_Prompt_: Without including any pictures, write out the listing below exactly.

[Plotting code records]
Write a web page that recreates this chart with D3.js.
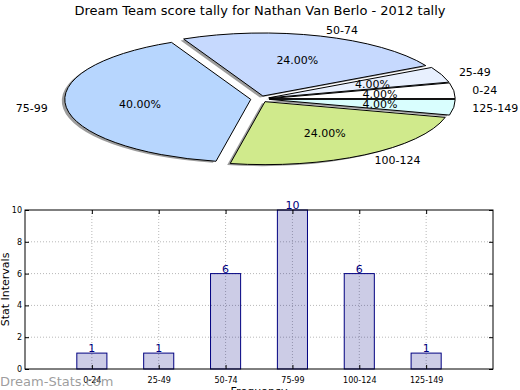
<!DOCTYPE html>
<html>
<head>
<meta charset="utf-8">
<script src="https://cdn.jsdelivr.net/npm/d3@7"></script>
<style>
  body { margin: 0; background: #fff; }
  svg { display: block; font-family: 'DejaVu Sans', sans-serif; }
</style>
</head>
<body>
<script>
// score bands and how many games fell in each
const bands = ['0-24', '25-49', '50-74', '75-99', '100-124', '125-149']
const counts = [1, 1, 6, 10, 6, 1]
const sliceColors = ['#ffffff', '#e8f0fe', '#c6d9fe', '#b7d6fe', '#d0ea8c', '#d9fefe']
const yTicks = [0, 2, 4, 6, 8, 10]
const title = 'Dream Team score tally for Nathan Van Berlo - 2012 tally'

const width = 520
const height = 390

const svg = d3.select('body').append('svg')
  .attr('width', width)
  .attr('height', height)

svg.append('text')
  .attr('x', 260)
  .attr('y', 15)
  .attr('text-anchor', 'middle')
  .attr('font-size', 13)
  .text(title)

// ---- pie (squashed into an ellipse, like the original) ----
const cx = 260
const cy = 99
const rx = 186
const ry = 63
const explode = 0.05
const total = d3.sum(counts)

// start at 3 o'clock and go counter-clockwise
const pie = d3.pie().sort(null).startAngle(Math.PI / 2).endAngle(Math.PI / 2 - 2 * Math.PI)
const arcs = pie(counts)
const unitArc = d3.arc().innerRadius(0).outerRadius(1)

// d3 angle -> usual math angle
const mid = d => Math.PI / 2 - (d.startAngle + d.endAngle) / 2
const off = d => [explode * rx * Math.cos(mid(d)), -explode * ry * Math.sin(mid(d))]

const pieG = svg.append('g')

pieG.selectAll('path.shadow')
  .data(arcs)
  .join('path')
  .attr('class', 'shadow')
  .attr('transform', d => `translate(${cx + off(d)[0] - 3},${cy + off(d)[1] + 1.5}) scale(${rx},${ry})`)
  .attr('d', unitArc)
  .attr('fill', '#3a3a3a')
  .attr('fill-opacity', 0.5)

pieG.selectAll('path.wedge')
  .data(arcs)
  .join('path')
  .attr('class', 'wedge')
  .attr('transform', d => `translate(${cx + off(d)[0]},${cy + off(d)[1]}) scale(${rx},${ry})`)
  .attr('d', unitArc)
  .attr('fill', (d, i) => sliceColors[i])
  .attr('stroke', '#000')
  .attr('stroke-width', 1)
  .attr('vector-effect', 'non-scaling-stroke')
  .attr('stroke-linejoin', 'miter')

pieG.selectAll('text.name')
  .data(arcs)
  .join('text')
  .attr('class', 'name')
  .attr('x', d => cx + (explode + 1.1) * rx * Math.cos(mid(d)))
  .attr('y', d => cy - (explode + 1.1) * ry * Math.sin(mid(d)))
  .attr('dy', '0.35em')
  .attr('text-anchor', d => Math.cos(mid(d)) > 0 ? 'start' : 'end')
  .attr('font-size', 11)
  .text((d, i) => bands[i])

pieG.selectAll('text.pct')
  .data(arcs)
  .join('text')
  .attr('class', 'pct')
  .attr('x', d => cx + (explode + 0.6) * rx * Math.cos(mid(d)))
  .attr('y', d => cy - (explode + 0.6) * ry * Math.sin(mid(d)))
  .attr('dy', '0.35em')
  .attr('text-anchor', 'middle')
  .attr('font-size', 11)
  .text(d => (d.value / total * 100).toFixed(2) + '%')

// ---- bar chart ----
const plotL = 25
const plotR = 493
const plotT = 210
const plotB = 369

const x = d3.scaleLinear().domain([-1, 6]).range([plotL, plotR])
const y = d3.scaleLinear().domain([0, 10]).range([plotB, plotT])
const barW = x(0.45) - x(0)

const barG = svg.append('g')

// dotted grid
barG.selectAll('line.gx')
  .data(bands)
  .join('line')
  .attr('class', 'gx')
  .attr('x1', (d, i) => x(i)).attr('x2', (d, i) => x(i))
  .attr('y1', plotT).attr('y2', plotB)
  .attr('stroke', '#b8b8b8').attr('stroke-dasharray', '1,2')

barG.selectAll('line.gy')
  .data(yTicks.slice(1, -1))
  .join('line')
  .attr('class', 'gy')
  .attr('x1', plotL).attr('x2', plotR)
  .attr('y1', d => y(d)).attr('y2', d => y(d))
  .attr('stroke', '#b8b8b8').attr('stroke-dasharray', '1,2')

barG.selectAll('rect.bar')
  .data(counts)
  .join('rect')
  .attr('class', 'bar')
  .attr('x', (d, i) => x(i) - barW / 2)
  .attr('y', d => y(d))
  .attr('width', barW)
  .attr('height', d => y(0) - y(d))
  .attr('fill', '#000080')
  .attr('fill-opacity', 0.2)
  .attr('stroke', '#000080')
  .attr('stroke-width', 1)

barG.selectAll('text.val')
  .data(counts)
  .join('text')
  .attr('class', 'val')
  .attr('x', (d, i) => x(i))
  .attr('y', d => y(d) - 1)
  .attr('text-anchor', 'middle')
  .attr('font-size', 11)
  .attr('fill', '#000080')
  .text(d => d)

// frame
barG.append('rect')
  .attr('x', plotL).attr('y', plotT)
  .attr('width', plotR - plotL).attr('height', plotB - plotT)
  .attr('fill', 'none').attr('stroke', '#000').attr('stroke-width', 1)

// inward ticks on all four sides
const tickLen = 4
barG.append('g').attr('transform', `translate(0,${plotB})`)
  .call(d3.axisBottom(x).tickValues(d3.range(bands.length)).tickFormat(i => bands[i]).tickSize(-tickLen).tickPadding(8))
  .call(g => g.select('.domain').remove())
  .call(g => g.selectAll('text').attr('font-size', 8).attr('font-family', 'DejaVu Sans').attr('fill', '#000'))
barG.append('g').attr('transform', `translate(0,${plotT})`)
  .call(d3.axisTop(x).tickValues(d3.range(bands.length)).tickFormat('').tickSize(-tickLen))
  .call(g => g.select('.domain').remove())
barG.append('g').attr('transform', `translate(${plotL},0)`)
  .call(d3.axisLeft(y).tickValues(yTicks).tickSize(-tickLen).tickPadding(3))
  .call(g => g.select('.domain').remove())
  .call(g => g.selectAll('text').attr('font-size', 8).attr('font-family', 'DejaVu Sans').attr('fill', '#000'))
barG.append('g').attr('transform', `translate(${plotR},0)`)
  .call(d3.axisRight(y).tickValues(yTicks).tickFormat('').tickSize(-tickLen))
  .call(g => g.select('.domain').remove())

svg.append('text')
  .attr('transform', `translate(9,${(plotT + plotB) / 2}) rotate(-90)`)
  .attr('text-anchor', 'middle')
  .attr('font-size', 11)
  .text('Stat Intervals')

svg.append('text')
  .attr('x', (plotL + plotR) / 2)
  .attr('y', 395)
  .attr('text-anchor', 'middle')
  .attr('font-size', 11)
  .text('Frequency')

// watermark
svg.append('text')
  .attr('x', 0)
  .attr('y', 386)
  .attr('font-size', 13)
  .attr('fill', '#8c8c8c')
  .attr('fill-opacity', 0.85)
  .text('Dream-Stats.com')
</script>
</body>
</html>
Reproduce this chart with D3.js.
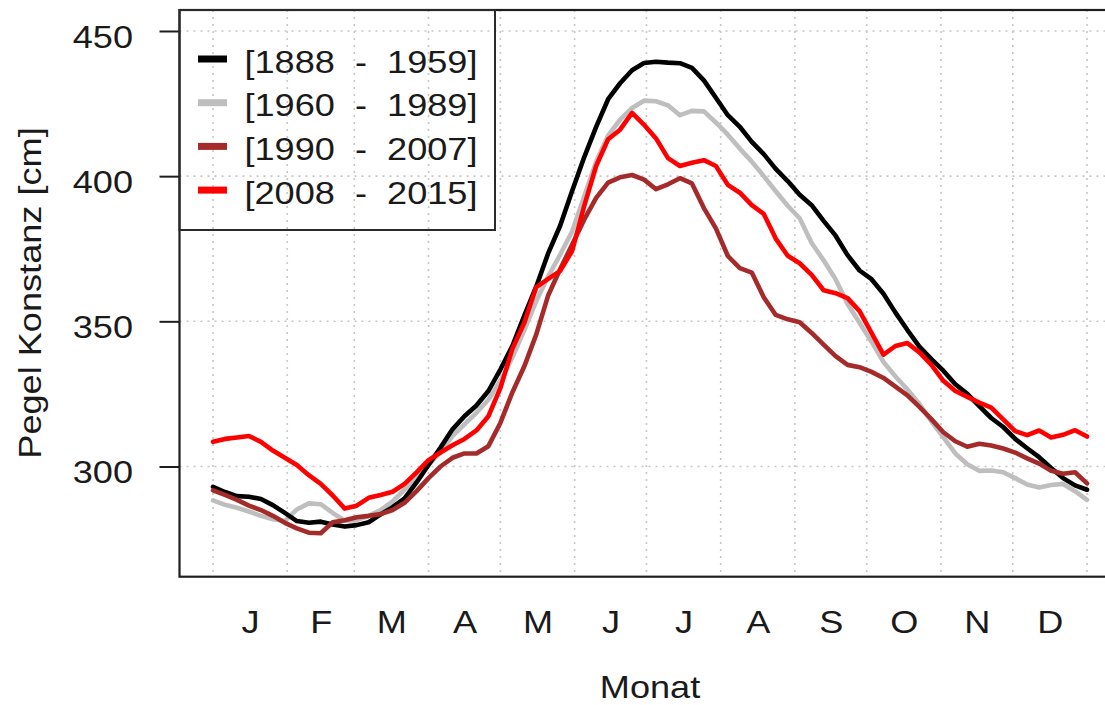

_Full output_:
Write a web page that recreates this chart with D3.js.
<!DOCTYPE html>
<html>
<head>
<meta charset="utf-8">
<script src="https://cdn.jsdelivr.net/npm/d3@7"></script>
<style>
  body { margin: 0; background: #fff; }
  svg { display: block; font-family: 'DejaVu Sans', sans-serif; }
</style>
</head>
<body>
<script>
// score bands and how many games fell in each
const bands = ['0-24', '25-49', '50-74', '75-99', '100-124', '125-149']
const counts = [1, 1, 6, 10, 6, 1]
const sliceColors = ['#ffffff', '#e8f0fe', '#c6d9fe', '#b7d6fe', '#d0ea8c', '#d9fefe']
const yTicks = [0, 2, 4, 6, 8, 10]
const title = 'Dream Team score tally for Nathan Van Berlo - 2012 tally'

const width = 520
const height = 390

const svg = d3.select('body').append('svg')
  .attr('width', width)
  .attr('height', height)

svg.append('text')
  .attr('x', 260)
  .attr('y', 15)
  .attr('text-anchor', 'middle')
  .attr('font-size', 13)
  .text(title)

// ---- pie (squashed into an ellipse, like the original) ----
const cx = 260
const cy = 99
const rx = 186
const ry = 63
const explode = 0.05
const total = d3.sum(counts)

// start at 3 o'clock and go counter-clockwise
const pie = d3.pie().sort(null).startAngle(Math.PI / 2).endAngle(Math.PI / 2 - 2 * Math.PI)
const arcs = pie(counts)
const unitArc = d3.arc().innerRadius(0).outerRadius(1)

// d3 angle -> usual math angle
const mid = d => Math.PI / 2 - (d.startAngle + d.endAngle) / 2
const off = d => [explode * rx * Math.cos(mid(d)), -explode * ry * Math.sin(mid(d))]

const pieG = svg.append('g')

pieG.selectAll('path.shadow')
  .data(arcs)
  .join('path')
  .attr('class', 'shadow')
  .attr('transform', d => `translate(${cx + off(d)[0] - 3},${cy + off(d)[1] + 1.5}) scale(${rx},${ry})`)
  .attr('d', unitArc)
  .attr('fill', '#3a3a3a')
  .attr('fill-opacity', 0.5)

pieG.selectAll('path.wedge')
  .data(arcs)
  .join('path')
  .attr('class', 'wedge')
  .attr('transform', d => `translate(${cx + off(d)[0]},${cy + off(d)[1]}) scale(${rx},${ry})`)
  .attr('d', unitArc)
  .attr('fill', (d, i) => sliceColors[i])
  .attr('stroke', '#000')
  .attr('stroke-width', 1)
  .attr('vector-effect', 'non-scaling-stroke')
  .attr('stroke-linejoin', 'miter')

pieG.selectAll('text.name')
  .data(arcs)
  .join('text')
  .attr('class', 'name')
  .attr('x', d => cx + (explode + 1.1) * rx * Math.cos(mid(d)))
  .attr('y', d => cy - (explode + 1.1) * ry * Math.sin(mid(d)))
  .attr('dy', '0.35em')
  .attr('text-anchor', d => Math.cos(mid(d)) > 0 ? 'start' : 'end')
  .attr('font-size', 11)
  .text((d, i) => bands[i])

pieG.selectAll('text.pct')
  .data(arcs)
  .join('text')
  .attr('class', 'pct')
  .attr('x', d => cx + (explode + 0.6) * rx * Math.cos(mid(d)))
  .attr('y', d => cy - (explode + 0.6) * ry * Math.sin(mid(d)))
  .attr('dy', '0.35em')
  .attr('text-anchor', 'middle')
  .attr('font-size', 11)
  .text(d => (d.value / total * 100).toFixed(2) + '%')

// ---- bar chart ----
const plotL = 25
const plotR = 493
const plotT = 210
const plotB = 369

const x = d3.scaleLinear().domain([-1, 6]).range([plotL, plotR])
const y = d3.scaleLinear().domain([0, 10]).range([plotB, plotT])
const barW = x(0.45) - x(0)

const barG = svg.append('g')

// dotted grid
barG.selectAll('line.gx')
  .data(bands)
  .join('line')
  .attr('class', 'gx')
  .attr('x1', (d, i) => x(i)).attr('x2', (d, i) => x(i))
  .attr('y1', plotT).attr('y2', plotB)
  .attr('stroke', '#b8b8b8').attr('stroke-dasharray', '1,2')

barG.selectAll('line.gy')
  .data(yTicks.slice(1, -1))
  .join('line')
  .attr('class', 'gy')
  .attr('x1', plotL).attr('x2', plotR)
  .attr('y1', d => y(d)).attr('y2', d => y(d))
  .attr('stroke', '#b8b8b8').attr('stroke-dasharray', '1,2')

barG.selectAll('rect.bar')
  .data(counts)
  .join('rect')
  .attr('class', 'bar')
  .attr('x', (d, i) => x(i) - barW / 2)
  .attr('y', d => y(d))
  .attr('width', barW)
  .attr('height', d => y(0) - y(d))
  .attr('fill', '#000080')
  .attr('fill-opacity', 0.2)
  .attr('stroke', '#000080')
  .attr('stroke-width', 1)

barG.selectAll('text.val')
  .data(counts)
  .join('text')
  .attr('class', 'val')
  .attr('x', (d, i) => x(i))
  .attr('y', d => y(d) - 1)
  .attr('text-anchor', 'middle')
  .attr('font-size', 11)
  .attr('fill', '#000080')
  .text(d => d)

// frame
barG.append('rect')
  .attr('x', plotL).attr('y', plotT)
  .attr('width', plotR - plotL).attr('height', plotB - plotT)
  .attr('fill', 'none').attr('stroke', '#000').attr('stroke-width', 1)

// inward ticks on all four sides
const tickLen = 4
barG.append('g').attr('transform', `translate(0,${plotB})`)
  .call(d3.axisBottom(x).tickValues(d3.range(bands.length)).tickFormat(i => bands[i]).tickSize(-tickLen).tickPadding(8))
  .call(g => g.select('.domain').remove())
  .call(g => g.selectAll('text').attr('font-size', 8).attr('font-family', 'DejaVu Sans').attr('fill', '#000'))
barG.append('g').attr('transform', `translate(0,${plotT})`)
  .call(d3.axisTop(x).tickValues(d3.range(bands.length)).tickFormat('').tickSize(-tickLen))
  .call(g => g.select('.domain').remove())
barG.append('g').attr('transform', `translate(${plotL},0)`)
  .call(d3.axisLeft(y).tickValues(yTicks).tickSize(-tickLen).tickPadding(3))
  .call(g => g.select('.domain').remove())
  .call(g => g.selectAll('text').attr('font-size', 8).attr('font-family', 'DejaVu Sans').attr('fill', '#000'))
barG.append('g').attr('transform', `translate(${plotR},0)`)
  .call(d3.axisRight(y).tickValues(yTicks).tickFormat('').tickSize(-tickLen))
  .call(g => g.select('.domain').remove())

svg.append('text')
  .attr('transform', `translate(9,${(plotT + plotB) / 2}) rotate(-90)`)
  .attr('text-anchor', 'middle')
  .attr('font-size', 11)
  .text('Stat Intervals')

svg.append('text')
  .attr('x', (plotL + plotR) / 2)
  .attr('y', 395)
  .attr('text-anchor', 'middle')
  .attr('font-size', 11)
  .text('Frequency')

// watermark
svg.append('text')
  .attr('x', 0)
  .attr('y', 386)
  .attr('font-size', 13)
  .attr('fill', '#8c8c8c')
  .attr('fill-opacity', 0.85)
  .text('Dream-Stats.com')
</script>
</body>
</html>
Reproduce this chart with D3.js.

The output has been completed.